The CART Algorithm is the type of algorithm that builds the decision tree based on Gini's impurity index. A statistician named Leo Breiman described the algorithm that can be used for classification or regression.
CART is an umbrella word that has the following types of decision trees:
Classification Trees: In the case of target variables being continuous then trees are used to find the"class" for which the target variable is most likely to fall.
Regression trees: It is used for forecasting the values of continuous variables.
In decision trees firstly nodes are split into subnodes based on attributes. The CART Algorithm helps in the splitting of nodes by searching for the best homogeneity for the sub-nodes with the help of the Gini Index Criterion. The root node is considered as the training dataset and is split into two by considering the best attributes.
Then subsets are also split in the same way using some logic. this process continues until the last pure sub-set is obtained in the tree or the max number of leaves is possible in the growing trees. This process is also known as Tree Pruning.

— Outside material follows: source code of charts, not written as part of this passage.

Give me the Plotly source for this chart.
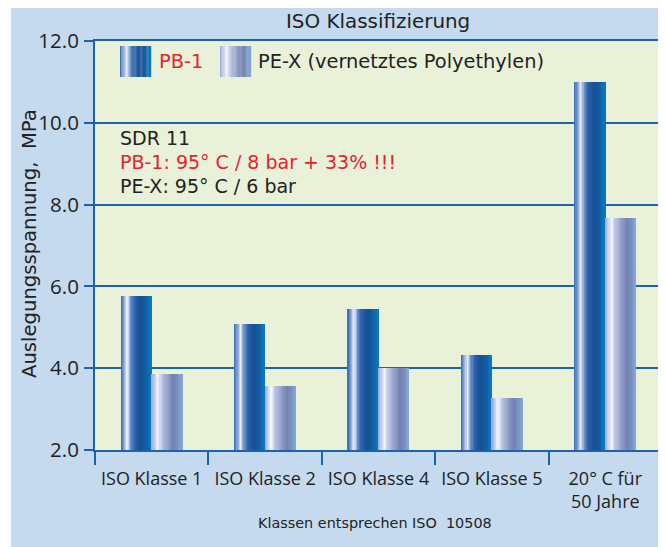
import plotly.graph_objects as go

# ---------------- data ----------------
categories = ["ISO Klasse 1", "ISO Klasse 2", "ISO Klasse 4", "ISO Klasse 5", "20° C für<br>50 Jahre"]
pb1_values = [5.77, 5.08, 5.45, 4.32, 11.0]
pex_values = [3.86, 3.57, 4.00, 3.27, 7.68]
series_names = ["PB-1", "PE-X (vernetztes Polyethylen)"]
info_lines = ["SDR 11", "PB-1: 95° C / 8 bar + 33% !!!", "PE-X: 95° C / 6 bar"]
y_ticks = [2, 4, 6, 8, 10, 12]

# ---------------- styles ----------------
FONT = "DejaVu Sans"
TICKFONT = "Open Sans"
TXT = "#222222"
RED = "#e4222e"
AXC = "#1d62ad"
PAPER = "#c5daee"
PLOT = "#e9f2d8"

PB_STOPS = [(0.0, "#2f68b4"), (0.12, "#8fa8d8"), (0.22, "#eef2fa"), (0.32, "#6f93cc"),
            (0.45, "#2c63ad"), (0.65, "#164f93"), (0.85, "#1260a6"), (1.0, "#0a7cc0")]
PE_STOPS = [(0.0, "#98a6d6"), (0.12, "#c9d0ec"), (0.22, "#f6f8fd"), (0.32, "#c2cae6"),
            (0.5, "#9aa6d0"), (0.72, "#7382b2"), (0.88, "#7a92c2"), (1.0, "#86aad6")]


def hex2rgb(h):
    h = h.lstrip("#")
    return tuple(int(h[i:i + 2], 16) for i in (0, 2, 4))


def grad(stops, t):
    for (p0, c0), (p1, c1) in zip(stops[:-1], stops[1:]):
        if p0 <= t <= p1:
            f = (t - p0) / (p1 - p0) if p1 > p0 else 0
            a, b = hex2rgb(c0), hex2rgb(c1)
            return "rgb(%d,%d,%d)" % tuple(round(a[k] + (b[k] - a[k]) * f) for k in range(3))
    return stops[-1][1]


# page has an 8px body margin; figure fills the rest of the window
OFF = 8
W, H = 666 - OFF, 547 - OFF
# plot area in screenshot pixels
Ls, Rs, Ts, Bs = 95, 662, 41, 450


def fx(px):
    return (px - Ls) / (Rs - Ls)


def fy(py):
    return (Bs - py) / (Bs - Ts)


N = 26
BW = 0.27
fig = go.Figure()
for vals, stops, off0 in [(pb1_values, PB_STOPS, -BW), (pex_values, PE_STOPS, 0.0)]:
    for i in range(N):
        t = (i + 0.5) / N
        fig.add_trace(go.Bar(
            x=categories, y=vals,
            width=[BW / N * 1.15] * len(categories),
            offset=[off0 + i * BW / N] * len(categories),
            marker=dict(color=grad(stops, t), line=dict(width=0)),
            showlegend=False, hoverinfo="skip",
        ))

shapes = []
# thin white strip on the left
shapes.append(dict(type="rect", xref="paper", yref="paper", x0=fx(0), x1=fx(11), y0=fy(560), y1=fy(-5),
                   fillcolor="white", line=dict(width=0), layer="above"))
# legend swatches
for stops, sx in [(PB_STOPS, 120), (PE_STOPS, 220)]:
    sw = 31
    for i in range(N):
        t = (i + 0.5) / N
        x0 = sx + i * sw / N
        shapes.append(dict(type="rect", xref="paper", yref="paper",
                           x0=fx(x0), x1=fx(x0 + sw / N * 1.15), y0=fy(77), y1=fy(46),
                           fillcolor=grad(stops, t), line=dict(width=0), layer="above"))

ann = []
ann.append(dict(text="ISO Klassifizierung", x=fx(378), y=fy(8.5), xref="paper", yref="paper",
                showarrow=False, font=dict(size=19.9, color=TXT, family=FONT), xanchor="center", yanchor="top"))
ann.append(dict(text=series_names[0], x=fx(157), y=fy(62), xref="paper", yref="paper",
                showarrow=False, font=dict(size=19.4, color=RED, family=FONT), xanchor="left", yanchor="middle"))
ann.append(dict(text=series_names[1], x=fx(256), y=fy(62), xref="paper", yref="paper",
                showarrow=False, font=dict(size=19.4, color=TXT, family=FONT), xanchor="left", yanchor="middle"))
for txt, col, py in zip(info_lines, [TXT, RED, TXT], [138, 162, 186]):
    ann.append(dict(text=txt, x=fx(118), y=fy(py), xref="paper", yref="paper",
                    showarrow=False, font=dict(size=19, color=col, family=FONT), xanchor="left", yanchor="middle"))
ann.append(dict(text="Auslegungsspannung,  MPa", x=fx(29), y=fy(244), xref="paper", yref="paper",
                textangle=-90, showarrow=False, font=dict(size=19.6, color=TXT, family=FONT),
                xanchor="center", yanchor="middle"))
ann.append(dict(text="Klassen entsprechen ISO  10508", x=fx(375), y=fy(523), xref="paper", yref="paper",
                showarrow=False, font=dict(size=14.4, color=TXT, family=FONT), xanchor="center", yanchor="middle"))

fig.update_layout(
    width=W, height=H,
    margin=dict(l=Ls - OFF, r=W - (Rs - OFF), t=Ts - OFF, b=H - (Bs - OFF), pad=0),
    paper_bgcolor=PAPER, plot_bgcolor=PLOT,
    barmode="overlay", bargap=0,
    showlegend=False,
    shapes=shapes, annotations=ann,
    font=dict(family=FONT, color=TXT),
    xaxis=dict(type="category", showline=True, linecolor=AXC, linewidth=2, mirror=True,
               ticks="outside", tickson="boundaries", ticklen=13, tickwidth=1.5, tickcolor=AXC,
               ticklabelstandoff=11,
               showgrid=False, tickfont=dict(size=18, color=TXT, family=TICKFONT), fixedrange=True),
    yaxis=dict(range=[2, 12], tickvals=y_ticks, tickformat=".1f", showline=True, linecolor=AXC, linewidth=2,
               ticks="outside", ticklen=9, tickwidth=1.5, tickcolor=AXC, ticklabelstandoff=1,
               showgrid=True, gridcolor=AXC, gridwidth=1.5, zeroline=False,
               tickfont=dict(size=20.5, color=TXT, family=TICKFONT), fixedrange=True),
)

fig.write_html("out.html")
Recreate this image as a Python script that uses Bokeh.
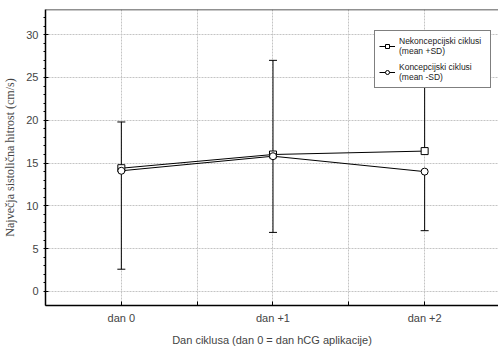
from bokeh.plotting import figure
from bokeh.models import (ColumnDataSource, Whisker, TeeHead, FixedTicker, Span,
                          Legend, LegendItem)
from bokeh.embed import file_html
from bokeh.resources import INLINE

days = ["dan 0", "dan +1", "dan +2"]
x_pos = [0, 1, 2]
nekon_mean = [14.4, 16.0, 16.4]
nekon_sd = [5.4, 11.0, 10.0]
kon_mean = [14.1, 15.8, 14.0]
kon_sd = [11.5, 8.9, 6.9]

nekon_upper = [m + s for m, s in zip(nekon_mean, nekon_sd)]
kon_lower = [m - s for m, s in zip(kon_mean, kon_sd)]

src_n = ColumnDataSource(dict(x=x_pos, y=nekon_mean, up=nekon_upper))
src_k = ColumnDataSource(dict(x=x_pos, y=kon_mean, lo=kon_lower))

Y0, Y1 = -1.64, 32.94
p = figure(width=498, height=351, output_backend="svg", toolbar_location=None,
           x_range=(-0.5, 2.487), y_range=(Y0, Y1),
           min_border_left=44, min_border_right=0, min_border_top=9, min_border_bottom=46)
p.outline_line_color = None
p.background_fill_color = "white"
p.border_fill_color = "white"

# grid
p.xgrid.ticker = FixedTicker(ticks=[0, 0.5, 1, 1.5, 2])
p.ygrid.ticker = FixedTicker(ticks=[0, 5, 10, 15, 20, 25, 30])
for g in (p.xgrid, p.ygrid):
    g.grid_line_color = "#c4c4c4"
    g.grid_line_dash = "2 1"
    g.grid_line_width = 1

# axes
xa = p.xaxis[0]
xa.ticker = FixedTicker(ticks=[-0.5, 0, 0.5, 1, 1.5, 2])
xa.major_label_overrides = {-0.5: "", 0: days[0], 0.5: "", 1: days[1], 1.5: "", 2: days[2]}
xa.major_tick_in = 4
xa.major_tick_out = 0
xa.minor_tick_line_color = None
xa.axis_line_width = 1.5
xa.axis_label = "Dan ciklusa (dan 0 = dan hCG aplikacije)"
xa.axis_label_text_font = "Liberation Sans"
xa.axis_label_text_font_size = "11px"
xa.axis_label_text_font_style = "normal"
xa.axis_label_standoff = 7
xa.major_label_text_font = "Liberation Sans"
xa.major_label_text_font_size = "11px"
xa.major_label_standoff = 6

ya = p.yaxis[0]
ya.ticker = FixedTicker(ticks=[0, 5, 10, 15, 20, 25, 30],
                        minor_ticks=list(range(0, 33)))
ya.major_tick_in = 3
ya.major_tick_out = 0
ya.minor_tick_in = 0
ya.minor_tick_out = 2
ya.axis_line_width = 1.5
ya.axis_label = "Največja sistolična hitrost (cm/s)"
ya.axis_label_text_font = "Liberation Serif"
ya.axis_label_text_font_size = "12px"
ya.axis_label_text_font_style = "normal"
ya.axis_label_standoff = 6
ya.major_label_text_font = "Liberation Sans"
ya.major_label_text_font_size = "11px"
ya.major_label_standoff = 5

p.add_layout(Span(location=Y1, dimension="width", line_color="#222222", line_width=1.5))

# error bars
p.add_layout(Whisker(source=src_n, base="x", lower="y", upper="up",
                     line_color="black", line_width=1,
                     upper_head=TeeHead(size=8, line_color="black", line_width=1),
                     lower_head=None))
p.add_layout(Whisker(source=src_k, base="x", lower="lo", upper="y",
                     line_color="black", line_width=1,
                     lower_head=TeeHead(size=8, line_color="black", line_width=1),
                     upper_head=None))

ln_n = p.line("x", "y", source=src_n, line_color="black", line_width=1)
sc_n = p.scatter("x", "y", source=src_n, marker="square", size=7,
                 fill_color="white", line_color="black", line_width=1)
ln_k = p.line("x", "y", source=src_k, line_color="black", line_width=1)
sc_k = p.scatter("x", "y", source=src_k, marker="circle", size=7,
                 fill_color="white", line_color="black", line_width=1)

legend = Legend(items=[
    LegendItem(label="Nekoncepcijski ciklusi\n(mean +SD)", renderers=[ln_n, sc_n]),
    LegendItem(label="Koncepcijski ciklusi\n(mean -SD)", renderers=[ln_k, sc_k]),
], location=(329, 217))
legend.label_text_font = "Liberation Sans"
legend.label_text_font_size = "8.5px"
legend.label_text_color = "#222222"
legend.label_height = 22
legend.label_width = 87
legend.label_standoff = 4
legend.glyph_width = 16
legend.glyph_height = 10
legend.spacing = 4
legend.padding = 4
legend.margin = 0
legend.border_line_color = "black"
legend.border_line_width = 1.5
legend.background_fill_alpha = 1
p.add_layout(legend)

open("out.html", "w").write(file_html(p, INLINE))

To understand how to calculate the Gini impurity index you can refer to Decision Tree: Gini Impurity
- It is nonparametric and thus does not depend upon information for a certain sort of distribution.
- It combines both testings with the test data and cross-validation to work more precisely to the goodness to fit.
- It can be easily used with other prediction algorithms in combination to choose the input set of variables.
It is the subset of random forest which is the most powerful algorithm of Machine Learning. This algorithm is widely used in making Decision Trees through Classification and Regression. Decision Trees are widely used in data mining to create a model that predicts the value of a target based on the values of many input variables.